Казалось, что контроль и власть над чужими эмоциями компенсируют отсутствие собственных чувств, но чем дальше он шёл по этому пути, тем более пустым становился. Павел уже не мог остановиться – жизнь научила его, что искренность опасна, а чувства болезненны, и единственной формой взаимодействия с другими оставалось манипулирование. Каждое новое достижение, каждый мелкий и крупный обман давал ему лишь кратковременное облегчение, после чего внутренний холод становился ещё сильнее.
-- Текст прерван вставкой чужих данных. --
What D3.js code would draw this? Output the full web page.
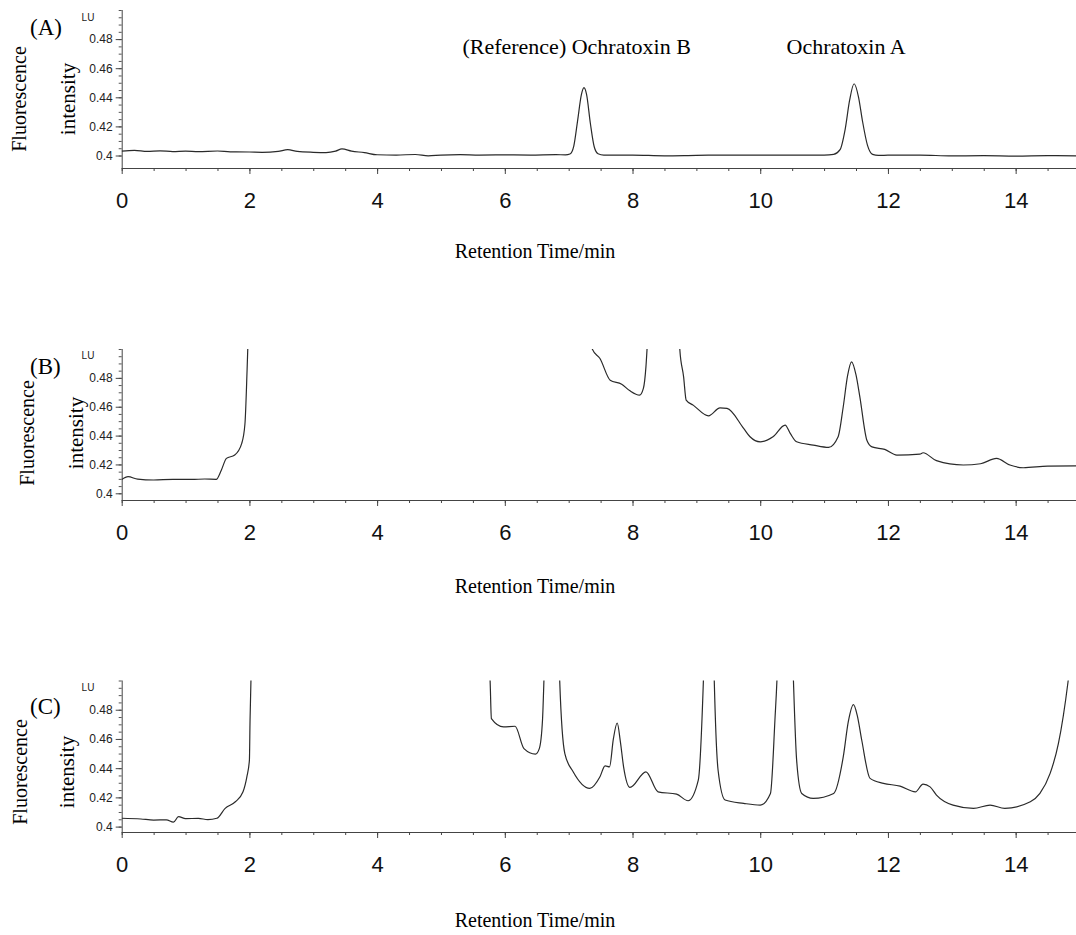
<!DOCTYPE html>
<html>
<head>
<meta charset="utf-8">
<script src="https://cdn.jsdelivr.net/npm/d3@7"></script>
<style>
  body { margin: 0; background: #fff; }
  svg { display: block; }
</style>
</head>
<body>
<script>
// chromatogram traces, [retention time (min), fluorescence (LU)]
const traceA = [
  [0, 0.4030], [0.2, 0.4035], [0.4, 0.4028], [0.6, 0.4032], [0.8, 0.4027], [1.0, 0.4030],
  [1.2, 0.4026], [1.5, 0.4031], [1.7, 0.4025], [2.0, 0.4024], [2.2, 0.4022], [2.45, 0.4028],
  [2.6, 0.4040], [2.75, 0.4028], [3.0, 0.4022], [3.2, 0.4020], [3.35, 0.4030], [3.45, 0.4045],
  [3.6, 0.4030], [3.8, 0.4020], [4.0, 0.4005], [4.3, 0.4003], [4.6, 0.4007], [4.8, 0.3998],
  [5.0, 0.4003], [5.3, 0.4006], [5.6, 0.4003], [6.0, 0.4004], [6.4, 0.4003], [6.8, 0.4006],
  [6.95, 0.4004], [7.02, 0.4010], [7.08, 0.4065], [7.14, 0.4240], [7.2, 0.4420], [7.24, 0.4466],
  [7.28, 0.4420], [7.34, 0.4220], [7.4, 0.4060], [7.46, 0.4012], [7.55, 0.4003], [8.0, 0.4003],
  [8.5, 0.3998], [9.0, 0.4001], [9.5, 0.4003], [10.0, 0.4003], [10.5, 0.4002], [11.0, 0.4003],
  [11.15, 0.4008], [11.25, 0.4040], [11.33, 0.4180], [11.4, 0.4380], [11.47, 0.4493], [11.54, 0.4400],
  [11.6, 0.4240], [11.68, 0.4070], [11.76, 0.4008], [11.85, 0.4001], [12.0, 0.4002], [12.5, 0.4003],
  [13.0, 0.3997], [13.5, 0.3999], [14.0, 0.3996], [14.5, 0.3999], [15.0, 0.3997]
];

const traceB = [
  [0, 0.4095], [0.1, 0.4115], [0.25, 0.4098], [0.5, 0.4092], [0.8, 0.4097], [1.1, 0.4096],
  [1.3, 0.4099], [1.48, 0.4097], [1.56, 0.4160], [1.64, 0.4242], [1.77, 0.4265], [1.88, 0.4346],
  [1.93, 0.4480], [1.96, 0.4807], [1.98, 0.5100], [2.0, 0.5600], [7.3, 0.5600], [7.37, 0.4999],
  [7.49, 0.4934], [7.65, 0.4784], [7.83, 0.4756], [7.96, 0.4710], [8.11, 0.4680], [8.17, 0.4727],
  [8.21, 0.4876], [8.24, 0.5100], [8.3, 0.5600], [8.7, 0.5600], [8.74, 0.5000], [8.8, 0.4807],
  [8.84, 0.4646], [8.95, 0.4611], [9.19, 0.4537], [9.37, 0.4592], [9.48, 0.4588], [9.74, 0.4450],
  [9.84, 0.4392], [10.0, 0.4357], [10.2, 0.4392], [10.39, 0.4473], [10.47, 0.4415], [10.57, 0.4357],
  [10.83, 0.4334], [11.07, 0.4318], [11.22, 0.4392], [11.3, 0.4600], [11.37, 0.4820], [11.43, 0.4911],
  [11.5, 0.4820], [11.56, 0.4668], [11.67, 0.4368], [11.75, 0.4322], [11.95, 0.4304], [12.14, 0.4265],
  [12.5, 0.4272], [12.55, 0.4281], [12.76, 0.4226], [13.18, 0.4196], [13.45, 0.4205], [13.7, 0.4242],
  [13.91, 0.4196], [14.12, 0.4177], [14.5, 0.4188], [15.0, 0.4190]
];

const traceC = [
  [0, 0.4057], [0.3, 0.4052], [0.5, 0.4045], [0.7, 0.4046], [0.81, 0.4030], [0.89, 0.4068],
  [1.0, 0.4055], [1.2, 0.4056], [1.35, 0.4048], [1.49, 0.4057], [1.62, 0.4125], [1.78, 0.4170],
  [1.9, 0.4238], [1.96, 0.4340], [2.0, 0.4455], [2.01, 0.4728], [2.03, 0.5100], [2.06, 0.5600],
  [5.7, 0.5600], [5.77, 0.4994], [5.79, 0.4739], [5.98, 0.4682], [6.16, 0.4687], [6.3, 0.4534],
  [6.48, 0.4496], [6.54, 0.4534], [6.59, 0.4728], [6.62, 0.5100], [6.66, 0.5600], [6.82, 0.5600],
  [6.86, 0.4994], [6.94, 0.4500], [7.07, 0.4375], [7.33, 0.4261], [7.49, 0.4341], [7.57, 0.4416],
  [7.64, 0.4409], [7.7, 0.4600], [7.76, 0.4709], [7.81, 0.4580], [7.86, 0.4409], [7.96, 0.4268],
  [8.21, 0.4375], [8.4, 0.4238], [8.69, 0.4222], [8.87, 0.4177], [9.03, 0.4318], [9.11, 0.5000],
  [9.15, 0.5600], [9.25, 0.5600], [9.28, 0.5000], [9.34, 0.4386], [9.45, 0.4182], [9.74, 0.4159],
  [10.0, 0.4147], [10.16, 0.4227], [10.23, 0.4728], [10.27, 0.5100], [10.3, 0.5600], [10.48, 0.5600],
  [10.52, 0.5000], [10.57, 0.4455], [10.65, 0.4227], [10.83, 0.4193], [11.15, 0.4227], [11.3, 0.4477],
  [11.38, 0.4720], [11.46, 0.4835], [11.52, 0.4760], [11.59, 0.4591], [11.72, 0.4330], [11.93, 0.4296],
  [12.19, 0.4277], [12.43, 0.4238], [12.55, 0.4291], [12.66, 0.4272], [12.76, 0.4216], [13.02, 0.4147],
  [13.34, 0.4125], [13.6, 0.4147], [13.83, 0.4125], [14.23, 0.4170], [14.38, 0.4227], [14.54, 0.4364],
  [14.67, 0.4569], [14.82, 0.4990], [14.9, 0.5300]
];

const panelNames = ['(A)', '(B)', '(C)'];
const xMajorTicks = [0, 2, 4, 6, 8, 10, 12, 14];
const xMinorTicks = d3.range(0, 15.01, 0.5);
const yMajorTicks = [0.4, 0.42, 0.44, 0.46, 0.48];
const yMinorTicks = d3.range(0.4, 0.5001, 0.005);
const peakNotes = [{ t: 7.25, text: '(Reference) Ochratoxin B' }, { t: 11.47, text: 'Ochratoxin A' }];

const W = 1076, H = 935;
const serif = '"Liberation Serif", "Times New Roman", serif';
const sans = '"Liberation Sans", Arial, sans-serif';

// pixel layout of each panel
const panels = [
  { trace: traceA, top: 10, zero: 155.5, axisY: 168, labelY: 200, titleY: 258, fluoX: 19, intX: 68, midY: 99, nameY: 35, luY: 21 },
  { trace: traceB, top: 349, zero: 493.3, axisY: 500, labelY: 532, titleY: 593, fluoX: 27, intX: 76, midY: 433, nameY: 374, luY: 359 },
  { trace: traceC, top: 680.5, zero: 826.6, axisY: 832, labelY: 864, titleY: 927, fluoX: 20, intX: 67, midY: 772, nameY: 714, luY: 691 }
];

const svg = d3.select('body').append('svg')
  .attr('width', W)
  .attr('height', H);

const x = d3.scaleLinear().domain([0, 15]).range([121.7, 1079.5]);

panels.forEach((p, i) => {
  const y = d3.scaleLinear().domain([0.4, 0.5]).range([p.zero, p.top]);
  const g = svg.append('g');

  // clip to the plot area
  const clipId = 'clip' + i;
  svg.append('clipPath').attr('id', clipId)
    .append('rect')
    .attr('x', x(0)).attr('y', p.top)
    .attr('width', W - x(0)).attr('height', p.axisY - p.top);

  // x axis
  const xAxisMinor = d3.axisBottom(x).tickValues(xMinorTicks).tickSize(3).tickFormat('');
  g.append('g').attr('transform', `translate(0,${p.axisY})`).call(xAxisMinor)
    .call(s => s.select('.domain').attr('stroke', '#444').attr('d', `M${x(0)},0.5H${W}`))
    .call(s => s.selectAll('.tick line').attr('stroke', '#444'));
  const xAxisMajor = d3.axisBottom(x).tickValues(xMajorTicks).tickSize(6).tickPadding(7);
  g.append('g').attr('transform', `translate(0,${p.axisY})`).call(xAxisMajor)
    .call(s => s.select('.domain').remove())
    .call(s => s.selectAll('.tick line').attr('stroke', '#444'))
    .call(s => s.selectAll('.tick text')
      .attr('font-family', sans).attr('font-size', 22).attr('fill', '#111')
      .attr('y', p.labelY - p.axisY).attr('dy', '0.35em'));

  // y axis
  const yAxisMinor = d3.axisLeft(y).tickValues(yMinorTicks).tickSize(3).tickFormat('');
  g.append('g').attr('transform', `translate(${x(0)},0)`).call(yAxisMinor)
    .call(s => s.select('.domain').attr('stroke', '#444').attr('d', `M0.5,${p.top}V${p.axisY}`))
    .call(s => s.selectAll('.tick line').attr('stroke', '#555'));
  const yAxisMajor = d3.axisLeft(y).tickValues(yMajorTicks).tickSize(6).tickPadding(3)
    .tickFormat(d => d === 0.4 ? '0.4' : d3.format('.2f')(d));
  g.append('g').attr('transform', `translate(${x(0)},0)`).call(yAxisMajor)
    .call(s => s.select('.domain').remove())
    .call(s => s.selectAll('.tick line').attr('stroke', '#444'))
    .call(s => s.selectAll('.tick text')
      .attr('font-family', sans).attr('font-size', 12).attr('fill', '#222'));

  g.append('text').attr('x', 88).attr('y', p.luY)
    .attr('text-anchor', 'middle').attr('font-family', sans).attr('font-size', 10)
    .attr('fill', '#222').text('LU');

  // trace
  const line = d3.line()
    .x(d => x(d[0]))
    .y(d => y(d[1]))
    .curve(d3.curveMonotoneX);
  g.append('path')
    .datum(p.trace)
    .attr('clip-path', `url(#${clipId})`)
    .attr('fill', 'none')
    .attr('stroke', '#2a2a2a')
    .attr('stroke-width', 1.2)
    .attr('d', line);

  // labels
  g.append('text')
    .attr('transform', `translate(${p.fluoX + 7},${p.midY}) rotate(-90)`)
    .attr('text-anchor', 'middle').attr('font-family', serif).attr('font-size', 20)
    .text('Fluorescence');
  g.append('text')
    .attr('transform', `translate(${p.intX + 7},${p.midY}) rotate(-90)`)
    .attr('text-anchor', 'middle').attr('font-family', serif).attr('font-size', 21)
    .text('intensity');
  g.append('text').attr('x', 30).attr('y', p.nameY)
    .attr('font-family', serif).attr('font-size', 23)
    .text(panelNames[i]);
  g.append('text').attr('x', 535).attr('y', p.titleY)
    .attr('text-anchor', 'middle').attr('font-family', serif).attr('font-size', 20)
    .text('Retention Time/min');

  if (i === 0) {
    g.selectAll('.note').data(peakNotes).enter()
      .append('text')
      .attr('x', d => x(d.t) - 8)
      .attr('y', 54)
      .attr('text-anchor', 'middle')
      .attr('font-family', serif).attr('font-size', 22)
      .text(d => d.text);
  }
});
</script>
</body>
</html>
Эти игры зашли так далеко, что в какой—то момент Павел перестал осознавать границу между выдумкой и реальностью, между собой и теми ролями, которые он постоянно примерял. Он уже не знал, кем является на самом деле, и это незнание не тревожило, а лишь усиливало его внутреннюю уверенность, что мир именно таков: бесчувственный, жестокий и бесконечно равнодушный. Павел был уверен, что он всего лишь отражает окружающую действительность, не осознавая, что сам стал её главным архитектором, создателем собственных кошмаров и демонов, от которых уже некуда было бежать.
Именно в таком состоянии внутренней пустоты и холодного цинизма застало его событие, полностью перевернувшее его реальность и заставившее впервые столкнуться с неподконтрольной и тёмной стороной своей души.
Тишина висела в комнате вязко, как старая паутина, в которой давно не шевелится ни одна муха. Всё здесь казалось застывшим в собственном времени: книжный шкаф с перекосившимися полками, лампа с потускневшим абажуром, плед, давно утративший форму и цвет. Даже чай в чашке – остыл, покрылся плёнкой, будто боялся потревожить хозяина, погружённого в собственные глубины.
Павел сидел у окна, не глядя наружу. Низкое, тяжёлое небо опустилось на город, будто хотело укрыть его от чего—то важного, неотвратимого. Свет фонарей не пробивался через плотные тучи, лишь тусклый отсвет от дальнего рекламного щита лениво пульсировал на потолке, будто напоминая, что где—то ещё идёт жизнь.
Он не ждал ни звонков, ни визитов. День растворился в вечере без единого события, и теперь остался только он – и память. Та самая, что подкрадывается исподтишка, не хлопая дверью, не прося разрешения, – просто входит и занимает всё пространство, выдыхая на кожу запахи из другого времени.
Софья – имя, которое давно не произносилось вслух, но всё равно продолжало жить в комнате, как лёгкий, не рассеивающийся запах – то ли духов, то ли старой бумаги.